Pucks that were once routinely turned aside, are now finding their way in the back of the net. Shesterkin has allowed a questionable goal in each his last two starts: the game-tying goal against the Oilers and the go-ahead goal against the Devils. Had last year's Igor been in net, the Rangers likely would've won both games instead of losing them.

Inconsistent play: Too often this season, the Rangers have made middling goalies look like all stars. Including the Flyers game, on five separate occasions, the Rangers have been stymied by the opposing goalie. Despite outshooting the Devils 17-4 in the third period of Monday night's loss, all they could muster was one goal - a power play tally by Vincent Trocheck off a rebound with six minutes to go.

It has been perplexing to say the least to see a team with so much elite-level talent, a team that has been averaging 30 plus shots per game, unable to get its offense untracked. Indeed, if you take away the 8-2 romp they had over the Red Wings in Detroit, only twice this month have the Rangers scored more than three goals in a game, and that was against the lowly Coyotes (4) and the Kings (5). Either they get off to a good start and take their foot off the accelerator, or they fall behind early and can't catch up.
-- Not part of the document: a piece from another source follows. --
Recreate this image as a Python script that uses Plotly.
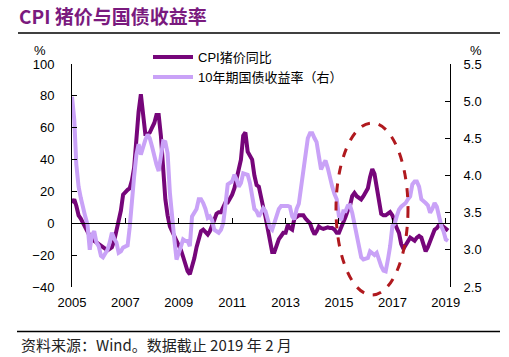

A large part of the inconsistency has been the power play. In a word, it's become predictable as dirt. Fox passes to Panarin on right wing, Panarin finds Zibanejad with a cross-ice pass, and Zibanejad buries a one timer past the goalie. Perfect, right? Except every team in the league with a scouting department worth a damn knows that cross-ice pass to Zibanejad is coming and they're breaking it up. As a result, the Rangers have gone 4 for 28 (14.2 percent) on the power play over their last eight games.

But the bulk of the inconsistency is owed directly to a lack of effort. By my count, the Rangers have had a total of three games in which they've played a solid sixty minutes: the 3-1 season opener win against the Lightning, the 3-2 OT loss to the Avalanche and the 1-0 OT shutout against the Flyers. That's it. Three games out of twenty-three. That's not good enough to even qualify for the playoffs, much less win the Stanley Cup.
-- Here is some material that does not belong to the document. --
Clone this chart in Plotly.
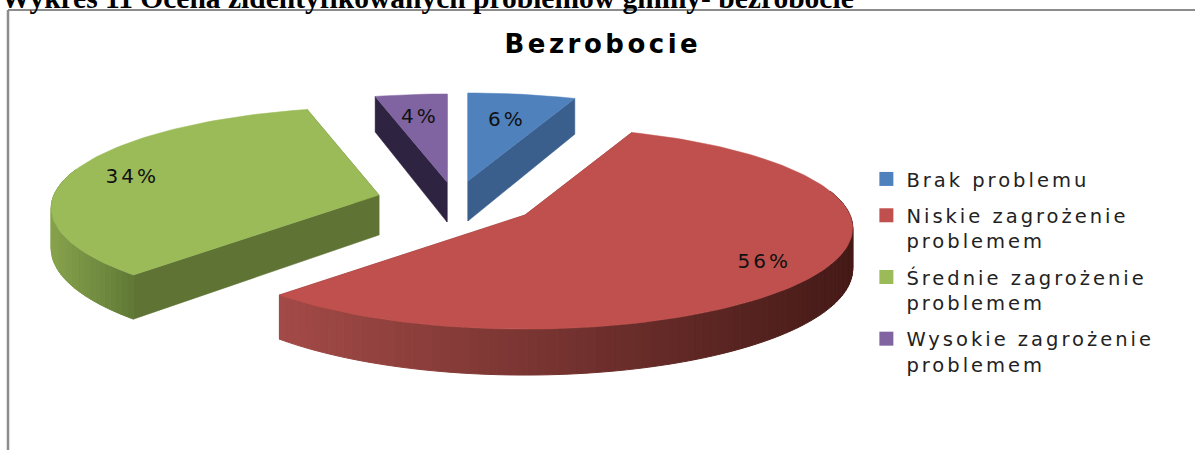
import math
import plotly.graph_objects as go

legend_names = ["Brak problemu", "Niskie zagrożenie<br>problemem", "Średnie zagrożenie<br>problemem", "Wysokie zagrożenie<br>problemem"]
values = [6, 56, 34, 4]
colors = ["#4f81bd", "#c0504d", "#9bbb59", "#8064a2"]
cut_colors = ["#3a5f8c", "#7a2f2c", "#5f7334", "#2e2340"]
wall_light = ["#3f6696", "#a34a47", "#87a24c", "#3b2d52"]
wall_dark = ["#345680", "#451a17", "#607a36", "#2e2340"]
apexes = [(468, 181), (525, 215), (379, 195), (447, 182)]
label_radius = [0.72, 0.81, 0.81, 0.76]

A, B, K, T0 = 325, 99.4, 0.129, 40


def project(apex, theta):
    u, v = math.sin(theta), math.cos(theta)
    d = 1 + K * v
    return apex[0] + A * u / d, apex[1] - B * v / d


def depth(theta):
    return T0 / (1 + K * math.cos(theta))


def poly(fig, pts, color, width=1.0, hover=None):
    fig.add_trace(go.Scatter(
        x=[p[0] for p in pts] + [pts[0][0]], y=[p[1] for p in pts] + [pts[0][1]],
        mode="lines", fill="toself", fillcolor=color, line=dict(color=color, width=width),
        showlegend=False, hoverinfo="text" if hover else "skip", text=hover))


def mix(c1, c2, f):
    a = [int(c1[i:i + 2], 16) for i in (1, 3, 5)]
    b = [int(c2[i:i + 2], 16) for i in (1, 3, 5)]
    return "rgb(%d,%d,%d)" % tuple(round(x + (y - x) * f) for x, y in zip(a, b))


fig = go.Figure()
total = sum(values)
start = 0.0
slices = []
for i, val in enumerate(values):
    sweep = 2 * math.pi * val / total
    slices.append((i, start, start + sweep))
    start += sweep

for i, th0, th1 in slices:
    apex = apexes[i]
    n = max(8, int(240 * (th1 - th0) / (2 * math.pi)))
    ths = [th0 + (th1 - th0) * j / n for j in range(n + 1)]
    # cut faces
    for edge in (th0, th1):
        p = project(apex, edge)
        poly(fig, [apex, p, (p[0], p[1] + depth(edge)), (apex[0], apex[1] + T0)], cut_colors[i], 0.5)
    # outer wall, shaded along the rim
    visible = [a for a in ths if math.cos(a) < 0.25]
    if visible:
        xs = [project(apex, a)[0] for a in visible]
        xmin, xmax = min(xs), max(xs)
        span = max(xmax - xmin, 1)
        for j in range(n):
            a0, a1 = ths[j], ths[j + 1]
            if math.cos((a0 + a1) / 2) > 0.25:
                continue
            p0, p1 = project(apex, a0), project(apex, a1)
            f = 1 - ((p0[0] + p1[0]) / 2 - xmin) / span
            poly(fig, [p0, p1, (p1[0], p1[1] + depth(a1)), (p0[0], p0[1] + depth(a0))],
                 mix(wall_dark[i], wall_light[i], max(0, min(1, f))))
    # top face
    rim = [project(apex, a) for a in ths]
    poly(fig, [apex] + rim, colors[i], 0.5, hover="%s: %d%%" % (legend_names[i].replace("<br>", " "), values[i]))
    # label
    lx, ly = project(apex, (th0 + th1) / 2)
    r = label_radius[i]
    fig.add_annotation(x=apex[0] + (lx - apex[0]) * r, y=apex[1] + (ly - apex[1]) * r,
                       text="%d%%" % values[i], showarrow=False,
                       font=dict(family="DejaVu Sans", size=20, color="#111111"))

for name, col in zip(legend_names, colors):
    fig.add_trace(go.Scatter(x=[None], y=[None], mode="markers", name=name, legendgroup=name,
                             marker=dict(symbol="square", size=14, color=col)))

fig.add_annotation(x=603, y=44, text="<b>Bezrobocie</b>", showarrow=False,
                   font=dict(family="DejaVu Sans", size=26, color="#000000"))
fig.add_annotation(xref="x", x=427, yref="paper", y=1 + 2 / 450, yanchor="middle",
                   text="<b>Wykres 11 Ocena zidentyfikowanych problemów gminy- bezrobocie</b>",
                   showarrow=False, font=dict(family="Liberation Serif", size=29.5, color="#000000"))

fig.update_layout(
    width=1195, height=450, margin=dict(l=0, r=0, t=0, b=0),
    paper_bgcolor="#ffffff", plot_bgcolor="#ffffff",
    xaxis=dict(range=[0, 1195], visible=False, fixedrange=True),
    yaxis=dict(range=[450, 0], visible=False, fixedrange=True),
    legend=dict(x=0.725, y=0.645, xanchor="left", yanchor="top", bgcolor="rgba(0,0,0,0)",
                font=dict(family="DejaVu Sans", size=19.5, color="#222222"),
                itemwidth=30, tracegroupgap=8, valign="top"),
    shapes=[
        dict(type="line", x0=8, x1=8, y0=10, y1=450, line=dict(color="#8c8c8c", width=2.5)),
        dict(type="line", x0=8, x1=1195, y0=10, y1=10, line=dict(color="#8c8c8c", width=2)),
    ],
)
post = """
document.body.style.margin = '0';
document.querySelectorAll('.legendtext').forEach(function (t) { t.style.letterSpacing = '3px'; });
document.querySelectorAll('.legend .scrollbox, .legend').forEach(function (s) {
  s.removeAttribute('clip-path'); s.style.clipPath = 'none';
});
document.querySelectorAll('.annotation-text').forEach(function (t) {
  if (t.textContent.indexOf('Wykres') === 0) return;
  t.style.letterSpacing = t.textContent.indexOf('Bezro') === 0 ? '3.5px' : '3px';
});
"""
fig.write_html("out.html", post_script=post, config=dict(displayModeBar=False))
Lack of toughness: Did you see it? I'm sure you did. Seconds after Leon Draisaitl put the Oilers ahead 4-3 late in the third period, he skated by Jacob Trouba and knocked the defenseman's stick out of his hands. If that had happened last season, Draisaitl would've been challenged immediately, if not by Trouba, then certainly by someone else. No way that shit would've gone unanswered. Excuses like they didn't want to take a penalty and ruin any chance of tying the game just aren't cutting it.

By now, every team in the NHL has gotten a hold of that video and I guarantee you they're taking notes. The team that last season stood up for each other now looks more like the team David Quinn coached in 2020-21. And we all know how that ended: A .500 team that got run out of every rink in the league. Of all the problems besetting this team, this is the one that, if not corrected, will sink the season. The offense will finally break through; Igor will rediscover his game; but a spine is something a team either has or it doesn't have. There's no in-between.
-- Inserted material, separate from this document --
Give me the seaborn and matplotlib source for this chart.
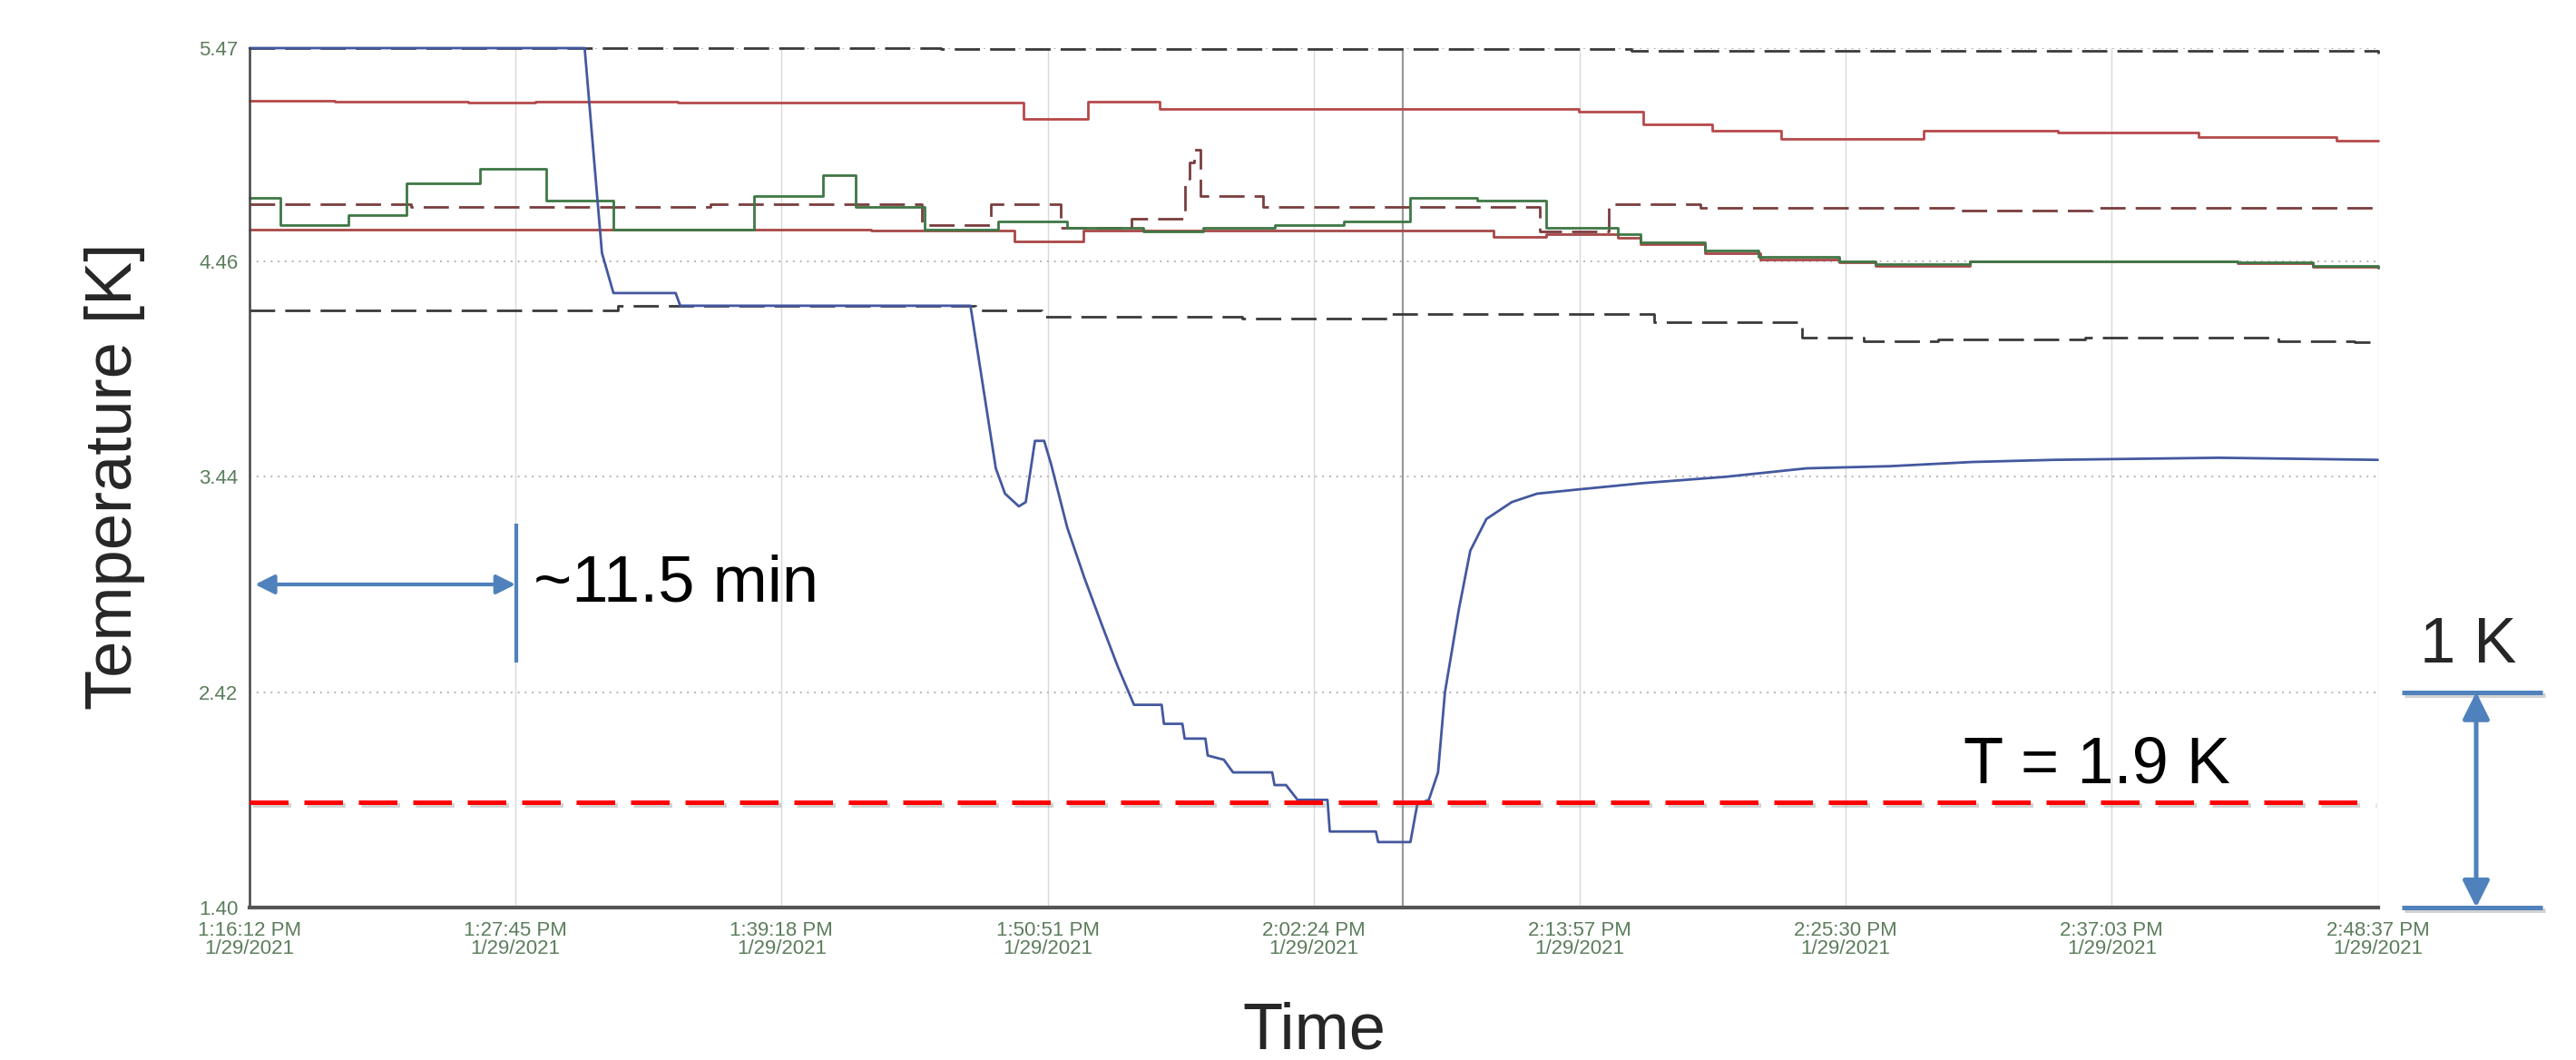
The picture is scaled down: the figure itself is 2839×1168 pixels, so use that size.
import numpy as np
import pandas as pd
import matplotlib
matplotlib.use("Agg")
import matplotlib.pyplot as plt
import matplotlib.patheffects as pe
from matplotlib.transforms import blended_transform_factory
import seaborn as sns

# ---------------- data (time in minutes since 1:16:12 PM) ----------------
x_ticks = [0, 11.55, 23.1, 34.65, 46.2, 57.75, 69.3, 80.85, 92.417]
x_tick_labels = ["1:16:12 PM\n1/29/2021", "1:27:45 PM\n1/29/2021", "1:39:18 PM\n1/29/2021",
                 "1:50:51 PM\n1/29/2021", "2:02:24 PM\n1/29/2021", "2:13:57 PM\n1/29/2021",
                 "2:25:30 PM\n1/29/2021", "2:37:03 PM\n1/29/2021", "2:48:37 PM\n1/29/2021"]
y_ticks = [1.40, 2.42, 3.44, 4.46, 5.47]
y_tick_labels = ["1.40", "2.42", "3.44", "4.46", "5.47"]

# main (blue) sensor
blue_t = [0, 14.55, 15.3, 15.8, 18.5, 18.7, 31.3, 32.4, 32.8, 33.4, 33.7, 34.1, 34.5, 34.8,
          35.5, 36.25, 37.0, 37.7, 38.4, 39.6, 39.7, 40.5, 40.6, 41.5, 41.6, 42.3, 42.7,
          44.4, 44.5, 45.0, 45.5, 46.8, 46.9, 48.9, 49.0, 50.4, 50.7, 51.2, 51.6, 51.9,
          52.5, 53.0, 53.7, 54.8, 55.9, 57.7, 60.5, 64.1, 67.6, 71.2, 74.8, 78.3, 85.5, 92.4]
blue_v = [5.47, 5.47, 4.50, 4.31, 4.31, 4.25, 4.25, 3.48, 3.36, 3.30, 3.32, 3.61, 3.61, 3.50,
          3.20, 2.96, 2.74, 2.54, 2.36, 2.36, 2.27, 2.27, 2.20, 2.20, 2.12, 2.10, 2.04,
          2.04, 1.98, 1.98, 1.91, 1.91, 1.76, 1.76, 1.71, 1.71, 1.89, 1.91, 2.04, 2.42,
          2.81, 3.09, 3.24, 3.32, 3.36, 3.38, 3.41, 3.44, 3.48, 3.49, 3.51, 3.52, 3.53, 3.52]

# black dashed, top (saturated)
blk_top_t = [0, 30, 60, 92.4]
blk_top_v = [5.47, 5.465, 5.455, 5.445]

# black dashed, lower
blk_low_t = [0, 16.0, 31.5, 34.4, 43.1, 49.5, 61.0, 67.4, 70.1, 73.3, 79.7, 88.1, 91.4, 92.4]
blk_low_v = [4.226, 4.25, 4.226, 4.20, 4.19, 4.21, 4.17, 4.10, 4.083, 4.09, 4.10, 4.083, 4.076, 4.076]

# red solid, upper
red_hi_t = [0, 3.7, 9.5, 12.4, 18.6, 27.5, 30.7, 33.6, 36.4, 39.5, 57.7, 60.5, 63.5, 66.5,
            72.7, 78.5, 84.6, 90.6, 92.4]
red_hi_v = [5.22, 5.215, 5.21, 5.215, 5.21, 5.214, 5.21, 5.135, 5.218, 5.18, 5.17, 5.11, 5.08,
            5.04, 5.08, 5.07, 5.05, 5.03, 5.03]

# red solid, lower
red_lo_t = [0, 27.0, 33.2, 36.2, 54.0, 56.3, 59.4, 60.4, 63.2, 65.6, 69.0, 70.6, 74.7, 86.3, 89.6, 92.4]
red_lo_v = [4.61, 4.605, 4.556, 4.607, 4.577, 4.59, 4.57, 4.54, 4.50, 4.47, 4.455, 4.44, 4.46,
            4.45, 4.435, 4.43]

# green solid
green_t = [0, 1.34, 4.3, 6.8, 10.0, 12.9, 15.8, 21.9, 24.9, 26.3, 29.3, 32.5, 35.5, 38.8,
           41.4, 44.5, 47.5, 50.4, 53.3, 56.3, 59.4, 60.4, 63.2, 65.5, 69.0, 70.6, 74.7,
           86.3, 89.6, 92.4]
green_v = [4.76, 4.63, 4.68, 4.83, 4.90, 4.75, 4.61, 4.77, 4.87, 4.72, 4.61, 4.65, 4.62, 4.60,
           4.62, 4.63, 4.65, 4.76, 4.75, 4.62, 4.59, 4.55, 4.51, 4.48, 4.46, 4.445, 4.46,
           4.455, 4.44, 4.43]

# brown dashed
brown_t = [0, 7.0, 20.0, 29.2, 32.2, 35.2, 38.3, 40.6, 40.8, 41.0, 41.3, 44.0, 56.0, 59.0,
           63.0, 74.0, 80.0, 92.2, 92.4]
brown_v = [4.73, 4.72, 4.73, 4.63, 4.73, 4.62, 4.66, 4.85, 4.93, 4.99, 4.77, 4.72, 4.60, 4.73,
           4.715, 4.70, 4.715, 4.70, 4.70]

cursor_t = [50.08]
threshold_T = [1.9]
interval_minutes = [0, 11.55]

# ---------------- style ----------------
sns.set_style("white")
plt.rcParams["font.family"] = ["Liberation Sans", "DejaVu Sans"]

W, H = 2839, 1168
fig = plt.figure(figsize=(W / 100, H / 100), dpi=100)
ax_l, ax_r, ax_t, ax_b = 275 / W, 2621 / W, 53 / H, 1000 / H
ax = fig.add_axes([ax_l, 1 - ax_b, ax_r - ax_l, ax_b - ax_t])

lw = 2.0
series = [
    (blk_top_t, blk_top_v, "#3a3a3a", (0, (10, 4)), "steps-post"),
    (red_hi_t, red_hi_v, "#b5494b", "-", "steps-post"),
    (brown_t, brown_v, "#7a3d3d", (0, (10, 4)), "steps-post"),
    (red_lo_t, red_lo_v, "#a84848", "-", "steps-post"),
    (green_t, green_v, "#3e7845", "-", "steps-post"),
    (blk_low_t, blk_low_v, "#3a3a3a", (0, (10, 4)), "steps-post"),
    (blue_t, blue_v, "#44589f", "-", "default"),
]
for t, v, c, ls, ds in series:
    df = pd.DataFrame({"t": t, "v": v})
    sns.lineplot(data=df, x="t", y="v", ax=ax, color=c, linewidth=lw, linestyle=ls,
                 drawstyle=ds, estimator=None, sort=False, clip_on=False)

ax.axvline(cursor_t[0], color="#9a9a9a", lw=1.6, zorder=1)

ax.set_xlim(x_ticks[0], x_ticks[-1])
ax.set_ylim(y_ticks[0], y_ticks[-1])
ax.set_xticks(x_ticks)
ax.set_xticklabels(x_tick_labels, family=["Liberation Sans Narrow", "Liberation Sans", "DejaVu Sans"],
                   linespacing=0.95)
ax.set_yticks(y_ticks)
ax.set_yticklabels(y_tick_labels, family=["Liberation Sans Narrow", "Liberation Sans", "DejaVu Sans"])
ax.set_xlabel("")
ax.set_ylabel("")
ax.tick_params(axis="x", direction="out", length=9, width=1.6, color="#444444",
               labelcolor="#5b7d5b", labelsize=16, pad=2)
ax.tick_params(axis="y", direction="out", length=7, width=1.6, color="#444444",
               labelcolor="#5b7d5b", labelsize=16, pad=2)
ax.yaxis.grid(True, linestyle=(0, (1, 3)), color="#b5b5b5", lw=1.4)
ax.xaxis.grid(True, linestyle="-", color="#d8d8d8", lw=1.0)
ax.set_axisbelow(True)
for s in ["top", "right"]:
    ax.spines[s].set_visible(False)
ax.spines["left"].set_color("#444444")
ax.spines["left"].set_linewidth(1.8)
ax.spines["bottom"].set_color("#555555")
ax.spines["bottom"].set_linewidth(3.0)

# ---------------- annotations ----------------
office_blue = "#4f81bd"
shadow = [pe.SimpleLineShadow(offset=(2.5, -2.5), shadow_color="#808080", alpha=0.35), pe.Normal()]

# T = 1.9 K threshold
ax.plot([x_ticks[0], 92.2], [threshold_T[0], threshold_T[0]], color="#ff0000", lw=3.6,
        linestyle=(0, (8.5, 3.5)), clip_on=False, zorder=5, path_effects=shadow)
ax.text(74.4, 2.07, "T = 1.9 K", fontsize=52, ha="left", va="center", color="black")

# ~11.5 min interval
ax.annotate("", xy=(interval_minutes[1], 2.93), xytext=(interval_minutes[0] + 0.24, 2.93),
            arrowprops=dict(arrowstyle="<|-|>", color=office_blue, lw=3.0, mutation_scale=32,
                            shrinkA=0, shrinkB=0), zorder=6)
ax.plot([interval_minutes[1] + 0.05] * 2, [2.56, 3.22], color=office_blue, lw=3.0, zorder=6,
        solid_capstyle="butt")
ax.text(12.33, 2.93, "~11.5 min", fontsize=52, ha="left", va="center", color="black")

# 1 K scale bar (between 1.40 and 2.42 gridlines)
trans = blended_transform_factory(fig.transFigure, ax.transData)
for yv in (y_ticks[0], y_ticks[1]):
    ax.plot([2647 / W, 2802 / W], [yv, yv], transform=trans, color=office_blue, lw=3.6,
            clip_on=False, solid_capstyle="butt", path_effects=shadow)
ax.annotate("", xy=(2729 / W, y_ticks[1]), xycoords=trans, xytext=(2729 / W, y_ticks[0]),
            textcoords=trans,
            arrowprops=dict(arrowstyle="<|-|>", color=office_blue, lw=3.6, mutation_scale=45,
                            shrinkA=0, shrinkB=0))
fig.text(2720 / W, 1 - 712 / H, "1 K", fontsize=51, ha="center", va="center")

# axis titles
fig.text(127 / W, 1 - 525 / H, "Temperature [K]", rotation=90, fontsize=52, ha="center", va="center")
fig.text(1448 / W, 1 - 1137 / H, "Time", fontsize=52, ha="center", va="center")

fig.savefig("out.png", dpi=100, facecolor="white")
Bottom line, time is running out on the Rangers. This isn't last season when we knew who the top eight teams in the Eastern Conference were and the only question was the seating. This season there are approximately ten teams - eleven if you count the Capitals - that will be jockeying for eight playoff spots. At the rate they're going, the Rangers are going to run out of runway soon.

If this team is going to turn the season around, it had better start before it's too late.